I've been through the text you propose, here are a few tweaks I would suggest based. I think they address some of the concerns raised last week.

A) Split section 2 into one section that says under which circumstances you can release, and and another one which says how you release when you do, so that we can easily refer to this separate "how to release unstable features" section.

In the first one, include the first paragraph without the last sentence ("Vendors should provide[...]"), with the first "why?", and with the following modification:
  "implementers may ship that feature unprefixed in
   release builds"
->
  "implementers may ship that feature in release
   builds provided they do so as described in
   section $X."

The second one could be something like:
  "X. When exposing an unstable feature to the Web in
   a production release, implementations:
   - must support the feature without a prefix
   - should also support a prefixed syntax in addition
     to the unprefixed one.

   Authors should use the unprefixed syntax alone
   (i.e. without also including the prefixed syntax
   for various vendors).

   Note: Why? This is so that authors [...]

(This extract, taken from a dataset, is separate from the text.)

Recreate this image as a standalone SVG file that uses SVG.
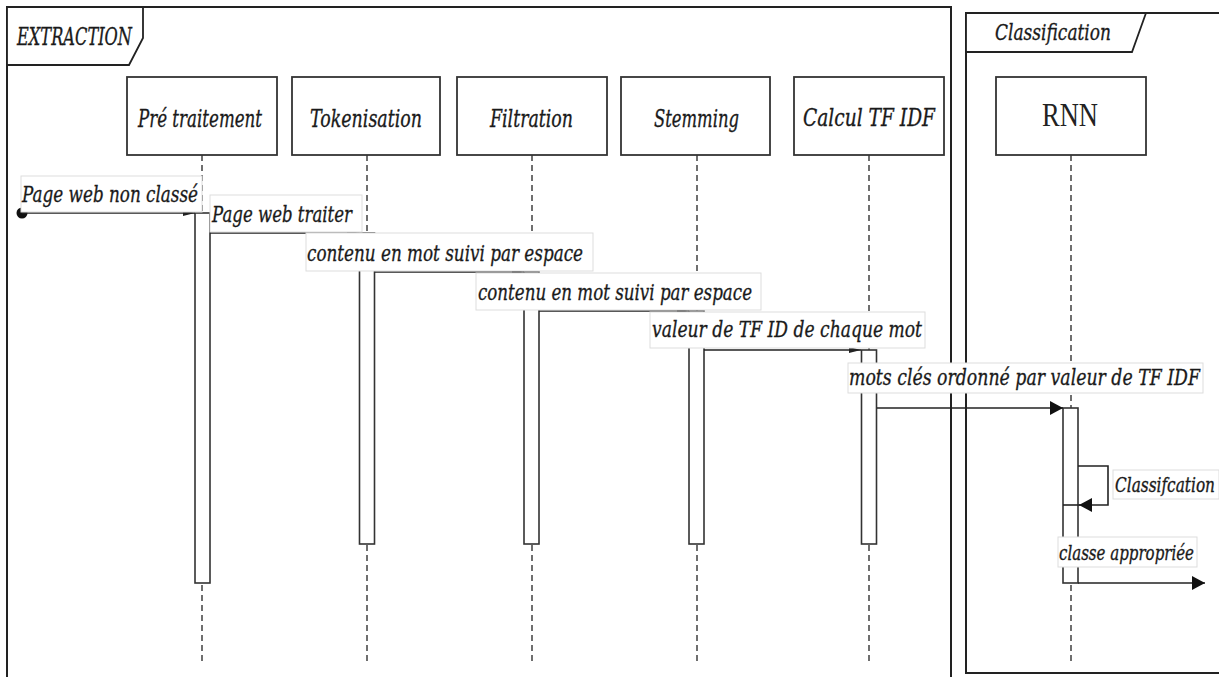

   Vendors should provide spec-editing and testing
   resources to complete standardization of such
   features."


B) Rephrase section 1 to explicitly account for experimental feature flags and for vendors who cannot avoid releasing first and standardizing later.

  "Implementations of unstable features that are described
   in W3C specifications but are not yet interoperable,
   as well as implementations of CSS features which
   have not been brought forward for standardized,
   should not be included or activated in production
   software.

   Vendors who are unable to abide by this rule may
   release unstable features provided they do so
   according to the rules of section X.

   Experimental implementations may be included and
   activated in non-release builds, as well as in
   release builds provided that they are not active
   unless explicitly enabled via user settings.
   Such experimental implementations should not
   use a prefix."

C) The term browser is used instead of UA in section 2 in order (I believe) to only speak about UAs that are exposed to the web (i.e. not the runtime of Firefox's or iTunes' UI). Since the "exposed to the web" phrasing is used multiple times elsewhere in this document, I think we should use it there as well, and rephrase that first sentence as:

  "If at least three UAs implement a feature meant to
   be exposed to the web (or if a UA has broken the
   previous rule and exposed to the web an
   unstable or [...]"

As for actually defining "exposed to the web", although that would be nice, I am afraid this is a rathole of which we'd have a hard time finding the bottom, and it is more realistic to rely on common sense and good will here.

D) In section 3, I would say "MUST only be supported through a prefixed syntax and and MUST not be exposed to the web".  Switching from should makes it clearer that we are reserving the entire unprefixed namespace.

E) I think we should put some requirement on authoring tools to avoid producing stylesheets with unstable features, to be lifted as soon as a UA ships support in production builds.